A DAFT Based Unified Waveform Design Framework for High-Mobility Communications

TL;DR

This paper introduces a unified waveform design framework for high-mobility communications based on the discrete affine Fourier transform (DAFT), enabling improved bit error rate performance through parameter adjustment.

Contribution

It proposes a novel DAFT-based unified framework that encompasses existing waveforms like OTFS, OCDM, and AFDM for high-mobility scenarios.

Findings

DAFT-based waveform performance improves at high SNR with parameter tuning.

Unified framework simplifies design of multi-carrier waveforms for high-mobility.

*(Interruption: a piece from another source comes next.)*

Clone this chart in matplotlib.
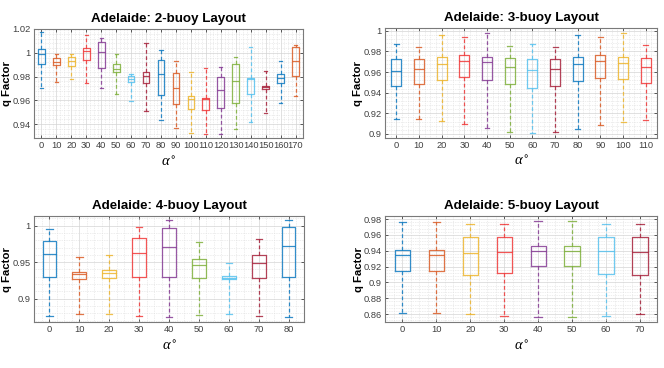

Enhanced diversity and robustness in high-mobility channels.

Abstract

With the increasing demand for multi-carrier communication in high-mobility scenarios, it is urgent to design new multi-carrier communication waveforms that can resist large delay-Doppler spreads. Various multi-carrier waveforms in the transform domain were proposed for the fast time-varying channels, including orthogonal time frequency space (OTFS), orthogonal chirp division multiplexing (OCDM), and affine frequency division multiplexing (AFDM). Among these, the AFDM is a strong candidate for its low implementation complexity and ability to achieve optimal diversity. This paper unifies the waveforms based on the discrete affine Fourier transform (DAFT) by using the chirp slope factor "k" in the time-frequency representation to construct a unified design framework for high-mobility communications. The design framework is employed to verify that the bit error rate performance of the DAFT-based waveform can be enhanced when the signal-to-noise ratio (SNR) is sufficiently high by adjusting the chirp slope factor "k".